*** TASK MATERIAL

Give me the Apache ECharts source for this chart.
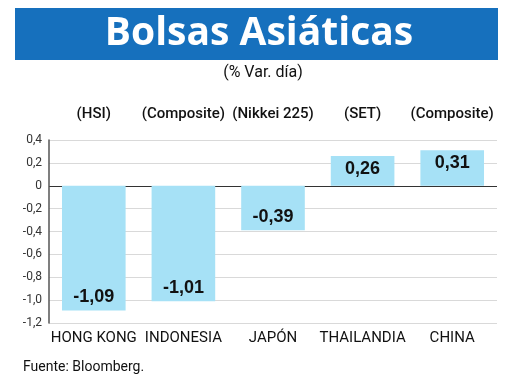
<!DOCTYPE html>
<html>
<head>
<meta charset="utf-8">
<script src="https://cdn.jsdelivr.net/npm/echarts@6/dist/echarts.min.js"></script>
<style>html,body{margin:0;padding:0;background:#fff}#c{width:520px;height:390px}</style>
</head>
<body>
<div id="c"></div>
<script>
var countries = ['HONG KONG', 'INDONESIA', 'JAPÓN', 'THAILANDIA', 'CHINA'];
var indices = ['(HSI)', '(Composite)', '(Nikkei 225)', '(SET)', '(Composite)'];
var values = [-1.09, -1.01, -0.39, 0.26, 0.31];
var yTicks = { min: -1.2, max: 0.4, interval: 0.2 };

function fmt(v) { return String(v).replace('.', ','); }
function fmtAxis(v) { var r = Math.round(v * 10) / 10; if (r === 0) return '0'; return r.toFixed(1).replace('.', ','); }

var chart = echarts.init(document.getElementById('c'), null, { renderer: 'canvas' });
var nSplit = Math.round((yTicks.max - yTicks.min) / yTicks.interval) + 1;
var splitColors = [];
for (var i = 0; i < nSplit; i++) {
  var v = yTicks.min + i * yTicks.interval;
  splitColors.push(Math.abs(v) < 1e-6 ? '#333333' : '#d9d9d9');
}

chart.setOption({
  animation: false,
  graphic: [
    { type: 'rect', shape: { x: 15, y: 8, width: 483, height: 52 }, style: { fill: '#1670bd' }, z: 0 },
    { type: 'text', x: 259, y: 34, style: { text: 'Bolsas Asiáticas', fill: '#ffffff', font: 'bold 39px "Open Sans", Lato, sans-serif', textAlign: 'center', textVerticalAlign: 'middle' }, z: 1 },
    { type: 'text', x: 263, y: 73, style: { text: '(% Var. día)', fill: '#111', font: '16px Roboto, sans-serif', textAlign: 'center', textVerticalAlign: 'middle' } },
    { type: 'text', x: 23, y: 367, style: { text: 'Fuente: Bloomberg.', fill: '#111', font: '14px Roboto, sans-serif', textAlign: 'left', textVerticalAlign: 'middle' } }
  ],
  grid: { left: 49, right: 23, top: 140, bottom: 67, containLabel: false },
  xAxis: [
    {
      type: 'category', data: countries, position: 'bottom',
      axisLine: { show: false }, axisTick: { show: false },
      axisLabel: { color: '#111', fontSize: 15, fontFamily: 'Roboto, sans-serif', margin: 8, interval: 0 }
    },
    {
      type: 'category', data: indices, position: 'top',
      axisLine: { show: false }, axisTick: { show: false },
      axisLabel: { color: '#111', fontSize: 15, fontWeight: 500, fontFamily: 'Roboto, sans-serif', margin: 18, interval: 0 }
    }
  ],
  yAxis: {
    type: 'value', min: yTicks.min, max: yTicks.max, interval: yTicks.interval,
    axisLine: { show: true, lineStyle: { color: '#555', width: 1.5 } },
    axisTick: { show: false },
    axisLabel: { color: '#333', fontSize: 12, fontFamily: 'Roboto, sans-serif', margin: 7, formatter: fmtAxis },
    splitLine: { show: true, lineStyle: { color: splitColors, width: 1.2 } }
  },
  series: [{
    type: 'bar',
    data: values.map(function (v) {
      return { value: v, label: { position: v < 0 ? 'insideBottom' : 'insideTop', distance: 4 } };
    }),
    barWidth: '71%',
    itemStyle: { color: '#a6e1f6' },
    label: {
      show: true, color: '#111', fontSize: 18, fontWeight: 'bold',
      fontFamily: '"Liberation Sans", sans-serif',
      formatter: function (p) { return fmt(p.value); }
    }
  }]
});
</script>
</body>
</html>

******
*** TASK MATERIAL

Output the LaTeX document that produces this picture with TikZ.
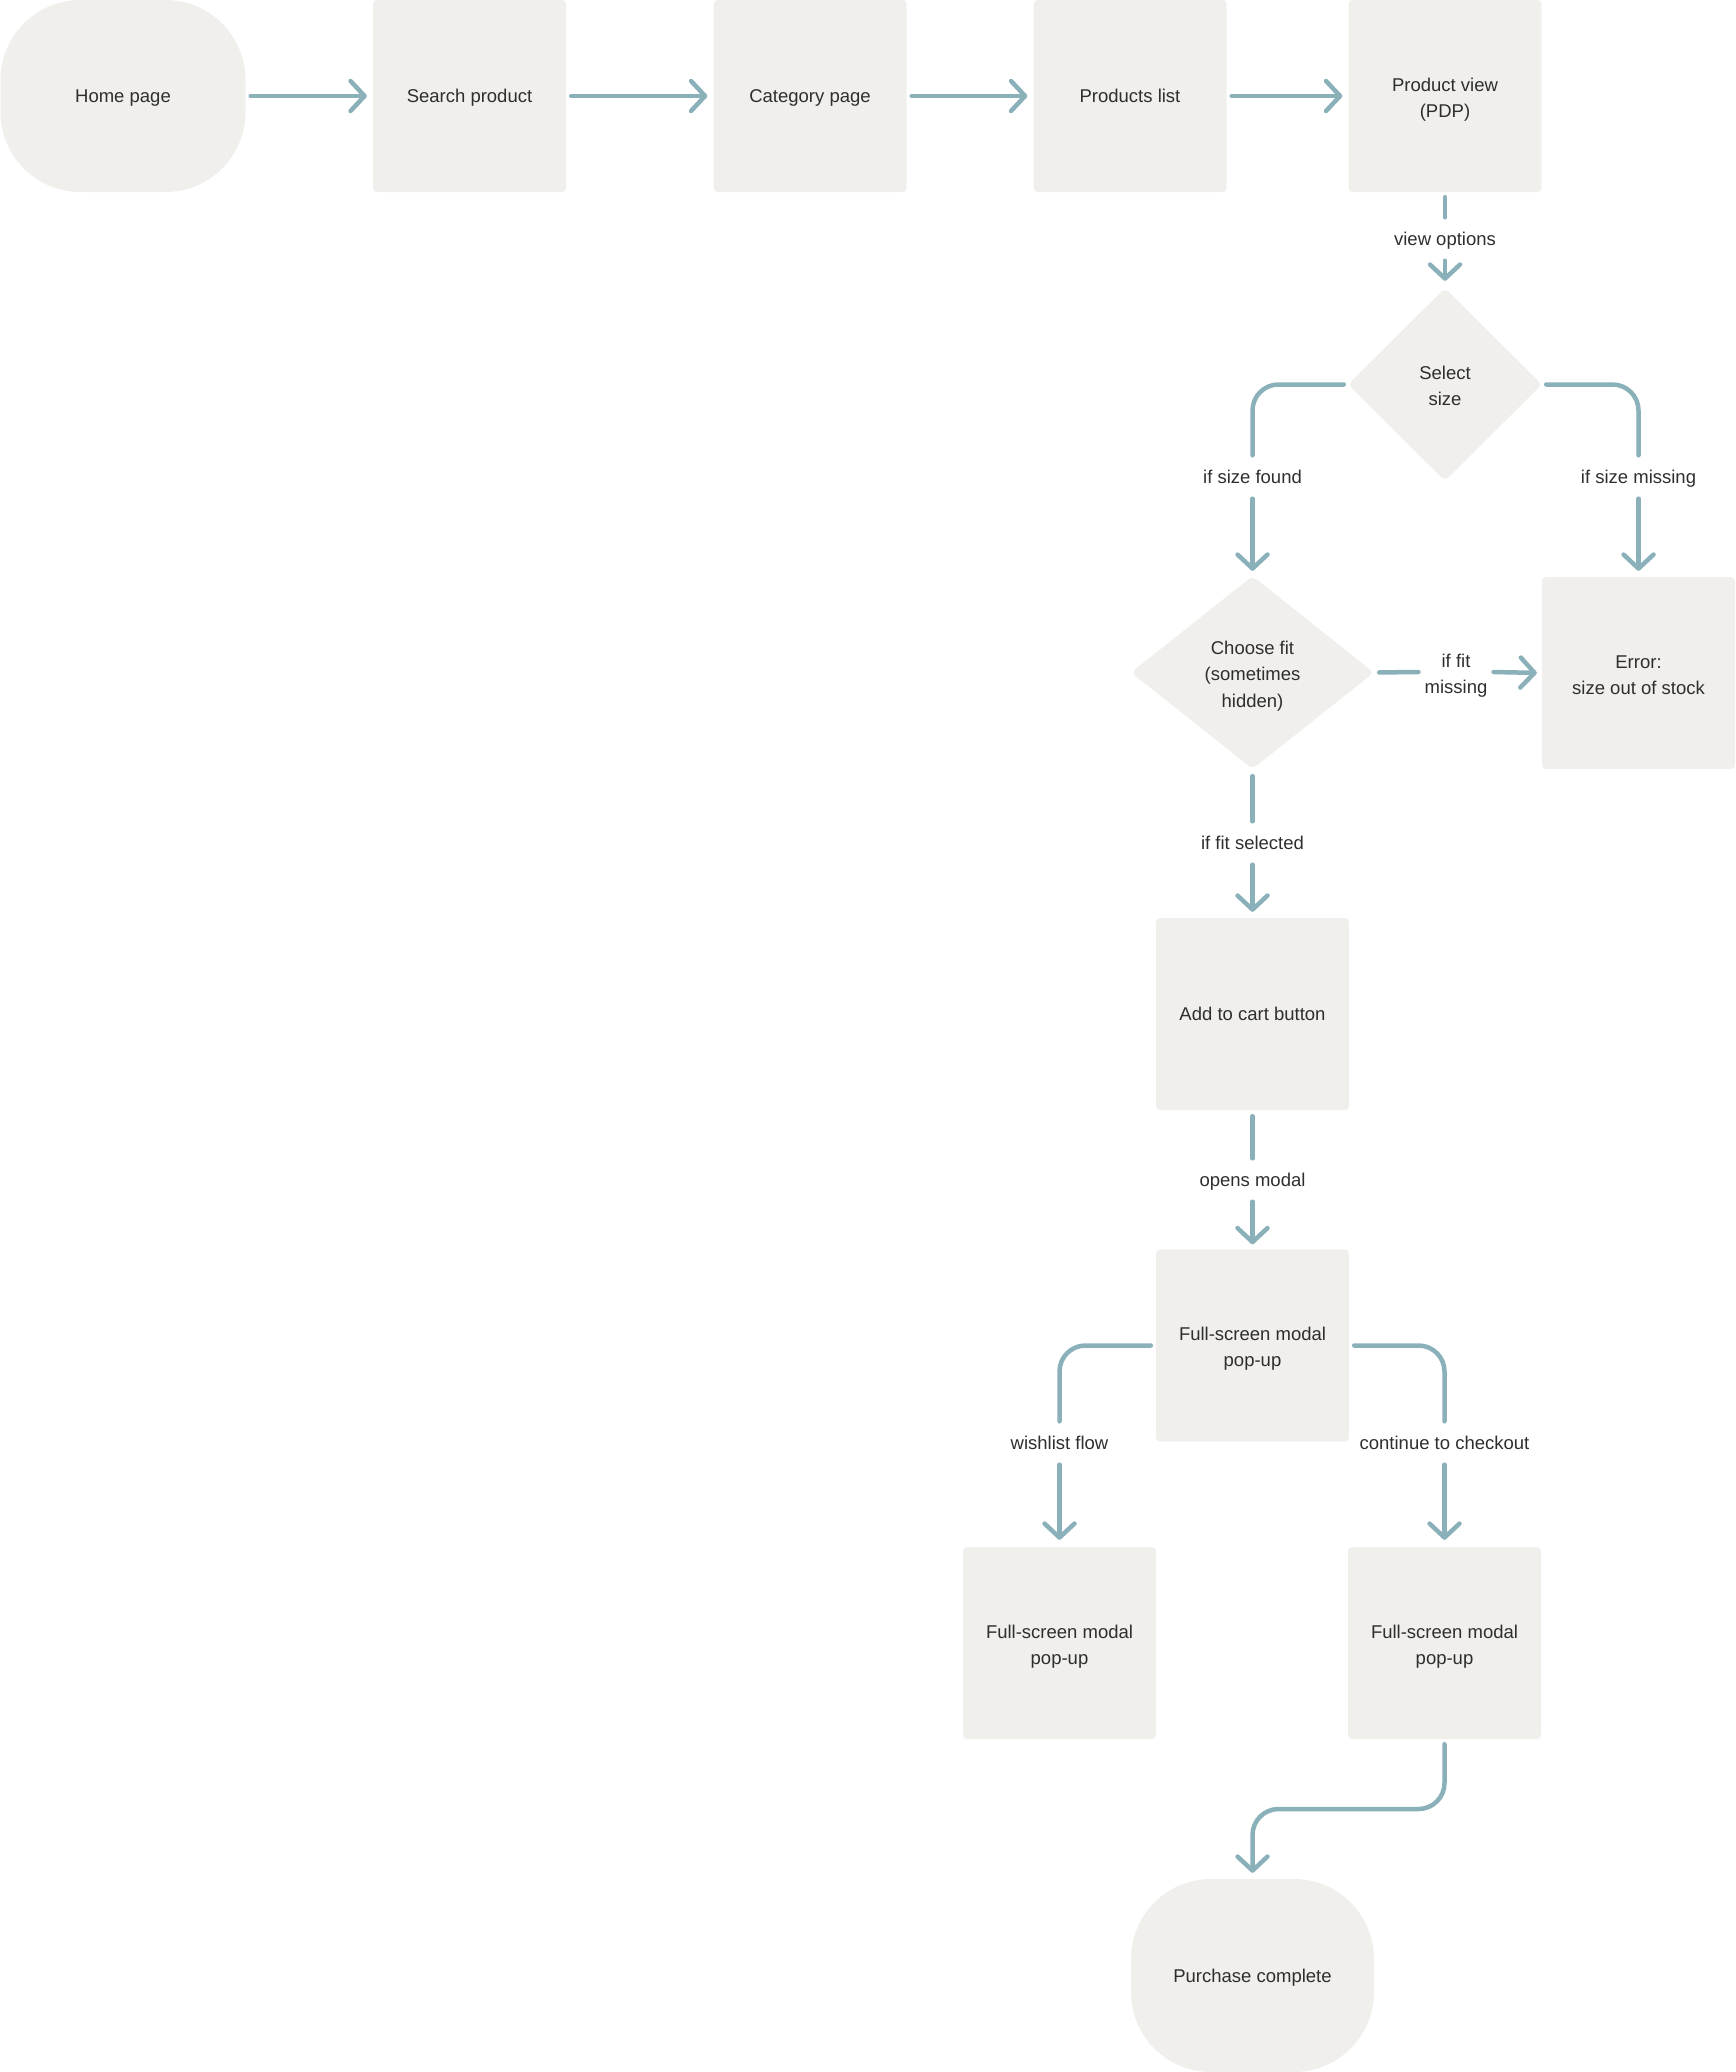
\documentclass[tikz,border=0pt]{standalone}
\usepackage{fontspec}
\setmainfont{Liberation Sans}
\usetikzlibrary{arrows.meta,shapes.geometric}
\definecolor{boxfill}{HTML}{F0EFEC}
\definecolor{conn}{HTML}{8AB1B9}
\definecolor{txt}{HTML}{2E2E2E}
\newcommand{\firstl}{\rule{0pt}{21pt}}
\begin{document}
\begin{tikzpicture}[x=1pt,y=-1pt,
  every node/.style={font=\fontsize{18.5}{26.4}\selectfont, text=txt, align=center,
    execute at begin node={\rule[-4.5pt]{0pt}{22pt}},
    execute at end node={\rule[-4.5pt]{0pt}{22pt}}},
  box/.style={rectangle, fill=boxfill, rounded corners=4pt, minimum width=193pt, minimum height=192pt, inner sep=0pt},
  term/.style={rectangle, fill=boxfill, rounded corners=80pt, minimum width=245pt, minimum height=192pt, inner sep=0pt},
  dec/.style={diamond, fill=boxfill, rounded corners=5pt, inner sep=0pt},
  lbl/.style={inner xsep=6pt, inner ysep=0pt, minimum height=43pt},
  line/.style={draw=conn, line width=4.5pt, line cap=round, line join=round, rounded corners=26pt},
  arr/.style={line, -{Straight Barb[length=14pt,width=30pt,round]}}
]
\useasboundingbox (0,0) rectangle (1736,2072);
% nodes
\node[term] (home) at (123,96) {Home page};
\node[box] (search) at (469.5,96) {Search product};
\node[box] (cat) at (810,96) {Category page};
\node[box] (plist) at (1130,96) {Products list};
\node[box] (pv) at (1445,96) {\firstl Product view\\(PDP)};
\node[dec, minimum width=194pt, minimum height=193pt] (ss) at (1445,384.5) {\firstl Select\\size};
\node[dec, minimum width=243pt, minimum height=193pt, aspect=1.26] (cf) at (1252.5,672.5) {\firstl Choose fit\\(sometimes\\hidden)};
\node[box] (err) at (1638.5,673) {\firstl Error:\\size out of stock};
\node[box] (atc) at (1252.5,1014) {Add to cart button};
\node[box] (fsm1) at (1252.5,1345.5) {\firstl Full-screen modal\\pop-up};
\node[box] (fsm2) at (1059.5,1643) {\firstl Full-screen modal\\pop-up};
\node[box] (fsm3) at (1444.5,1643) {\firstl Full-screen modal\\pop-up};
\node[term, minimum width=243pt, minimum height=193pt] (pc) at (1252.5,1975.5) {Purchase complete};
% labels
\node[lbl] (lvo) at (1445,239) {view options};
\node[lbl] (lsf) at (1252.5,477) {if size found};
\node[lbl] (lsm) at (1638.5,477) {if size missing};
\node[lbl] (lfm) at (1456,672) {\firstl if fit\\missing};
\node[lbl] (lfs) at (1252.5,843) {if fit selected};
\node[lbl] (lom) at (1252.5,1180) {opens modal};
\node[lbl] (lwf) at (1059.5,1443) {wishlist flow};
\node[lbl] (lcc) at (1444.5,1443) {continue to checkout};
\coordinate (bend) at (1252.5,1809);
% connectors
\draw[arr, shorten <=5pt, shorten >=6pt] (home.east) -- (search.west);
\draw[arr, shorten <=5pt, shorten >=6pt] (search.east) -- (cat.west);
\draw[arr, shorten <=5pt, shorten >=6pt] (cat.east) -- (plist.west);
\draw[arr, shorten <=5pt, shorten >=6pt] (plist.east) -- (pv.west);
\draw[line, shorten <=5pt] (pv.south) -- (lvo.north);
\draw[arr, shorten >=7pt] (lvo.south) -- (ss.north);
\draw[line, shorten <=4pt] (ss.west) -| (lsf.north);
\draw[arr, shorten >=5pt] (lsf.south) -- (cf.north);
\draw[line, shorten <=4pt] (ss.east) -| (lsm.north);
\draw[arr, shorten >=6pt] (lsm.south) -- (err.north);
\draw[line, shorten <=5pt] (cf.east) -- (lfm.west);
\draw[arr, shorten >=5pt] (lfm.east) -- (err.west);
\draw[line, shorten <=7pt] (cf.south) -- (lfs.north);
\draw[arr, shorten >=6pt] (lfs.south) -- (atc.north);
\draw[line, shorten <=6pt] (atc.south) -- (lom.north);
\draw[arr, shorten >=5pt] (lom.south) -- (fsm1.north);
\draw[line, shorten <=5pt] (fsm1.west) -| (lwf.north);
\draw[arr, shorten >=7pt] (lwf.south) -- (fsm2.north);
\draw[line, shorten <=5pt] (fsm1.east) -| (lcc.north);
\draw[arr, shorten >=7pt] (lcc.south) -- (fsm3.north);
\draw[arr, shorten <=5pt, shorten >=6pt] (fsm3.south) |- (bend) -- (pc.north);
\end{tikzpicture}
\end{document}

******

### [BRIEF]
Leave the pictures out, and transcribe exactly the lines above starting at the one that contains "Give me the" and ending at the one that contains "r = Math.round(v".

### [ANSWER TO THIS PROBLEM]
Give me the Apache ECharts source for this chart.
<!DOCTYPE html>
<html>
<head>
<meta charset="utf-8">
<script src="https://cdn.jsdelivr.net/npm/echarts@6/dist/echarts.min.js"></script>
<style>html,body{margin:0;padding:0;background:#fff}#c{width:520px;height:390px}</style>
</head>
<body>
<div id="c"></div>
<script>
var countries = ['HONG KONG', 'INDONESIA', 'JAPÓN', 'THAILANDIA', 'CHINA'];
var indices = ['(HSI)', '(Composite)', '(Nikkei 225)', '(SET)', '(Composite)'];
var values = [-1.09, -1.01, -0.39, 0.26, 0.31];
var yTicks = { min: -1.2, max: 0.4, interval: 0.2 };

function fmt(v) { return String(v).replace('.', ','); }
function fmtAxis(v) { var r = Math.round(v * 10) / 10; if (r === 0) return '0'; return r.toFixed(1).replace('.', ','); }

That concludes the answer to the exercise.